El fallo del Tribunal Oral en lo Criminal N°25 que condenó a los asesinos de Lucas González le puso nombre y apellido a la tragedia: odio racial. El gatillo fácil, también llamado violencia institucional o represión estatal, tiene entre sus principales causales y motivaciones, el racismo. Esta situación es sistemáticamente negada, por el sistema en su generalidad y por el sistema judicial en particular. Incluso a muchas personas de a pie, gente bienintencionada, les cuesta aceptarlo. Lamentablemente, aunque duela, debemos comprender que la portación de rostro es un eufemismo, una forma de decir racismo sin decir racismo.
El 23 de agosto se darán a conocer los fundamentos de la sentencia, recién entonces sabremos qué entienden los jueces por “odio racial”. Por otro lado, se trata de un fallo en primera instancia, el cual tranquilamente pueda ser revocado en otra instancia. De ahí la necesidad de profundizar en esta línea de acción y seguir construyendo la masa crítica que de una vez y para siempre rompa el pacto de silencio en torno al racismo en nuestra realidad. Así y todo, este fallo marca un hito en el derrotero de negación del racismo de nuestro sistema de justicia.
El Estado argentino, desde que se constituyó, ha matado gente no blanca de manera sistemática. Y también de manera sistemática, lo niega. El Estado nos mata. Desde la llamada conquista del desierto, la conquista del Chaco, la Masacre de Napalpí, el bombardeo de la Plaza de Mayo del 55, la persecución de trabajadores y líderes gremiales y de obreros en la última dictadura, hasta la llegada de la democracia en el 83, a pesar de lo cual tampoco ha cesado la máquina de matar negros y negras de las barriadas racializadas y empobrecidas de todo el país. Nuestro Estado, además, tiene hacinados a cientos de miles de personas racializadas en un sistema carcelario colapsado, el cual pareciera tener como única razón de ser meter negros en jaulas. Este es el accionar del Estado, desde el comienzo de nuestra historia como Nación. Alberdi, Sarmiento y compañía instalaron un relato que sigue vivo en la actualidad: que éramos un país atrasado y vacío, un desierto, y como tal debíamos ser llenados con blancos de Europa.
Esa mentira, la que dice que Argentina es el país más blanco de América Latina, de tanto repetirse aparece como verdad, con rango constitucional. El artículo 25 de nuestra Constitución Nacional dice: “El Gobierno federal fomentará la inmigración europea”. La Carta Magna se reformó en 1994, fines del siglo XX, pero la mentira debía seguir corriendo y dejaron intacto ese artículo.
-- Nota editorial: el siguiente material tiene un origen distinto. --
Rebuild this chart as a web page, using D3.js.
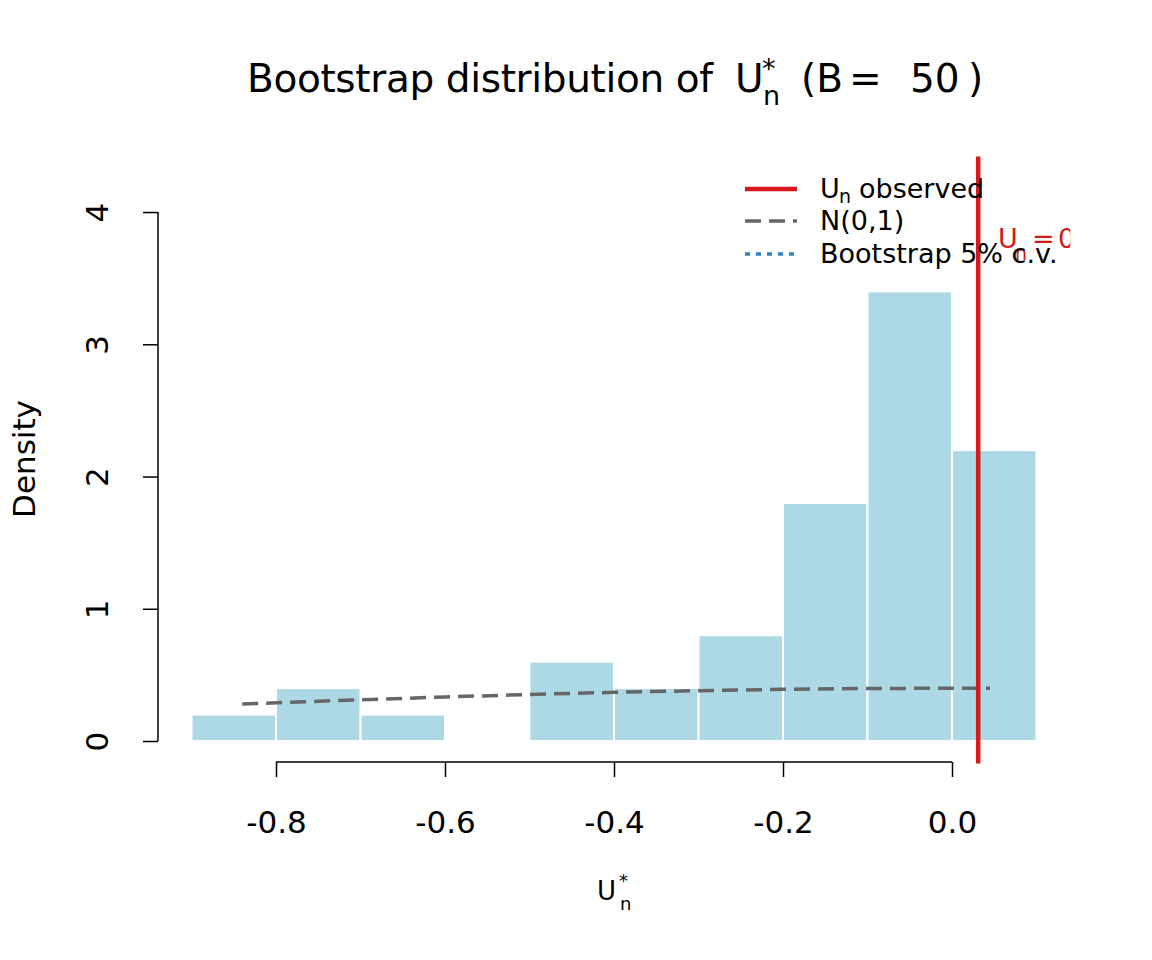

A quienes no se convencen de que tenemos una Constitución racista les pregunto ¿cuál es el sentido de incentivar la migración europea, que apenas representa el 11% de la población mundial, en detrimento del 89% restante? ¿Por qué no incentivar la inmigración de africanos, asiáticos, latinoamericanos y caribeños en el texto de nuestra Constitución Nacional? La jerarquización de los grupos humanos sigue tan vigente como este artículo infame. Dicho de otro modo, este artículo sigue en pie porque la jerarquización de grupos humanos que lo avala sigue vigente.
Dadas así las cosas, este fallo de primera instancia vendría a ser una curita intentando contener una hemorragia. Porque el Estado sigue persiguiendo, encarcelando y fusilando. No se terminó con el fin de la dictadura. Mientras la derecha añora la última dictadura cívico-militar y sus candidatos proponen “más policía” (la que mató a Lucas), “más seguridad” (para asegurarse de que nos sigan matando), el blancoprogresismo sigue tan propenso a negar la cuestión racial y a jugar al monopolio del sufrimiento como siempre. Suelen llamar a la dictadura “la peor tragedia de la Argentina”. Por supuesto que fue una tragedia, ahora, ¿cómo es que fue peor que el genocidio que pensó, planificó, financió y ejecutó el Estado argentino, con la ayuda de fusiles Winchester, para matar a cientos de miles de indígenas? ¿Cómo establecen que una fue peor que la otra? Este sesgo racista en el análisis de las tragedias nos dice que puede volver a pasar. La única garantía de que no se repita es que sintamos todas las tragedias por igual. Para eso debemos trabajar en la memoria viva y romper la espiral de silencio en torno al dolor de las mayorías racializadas.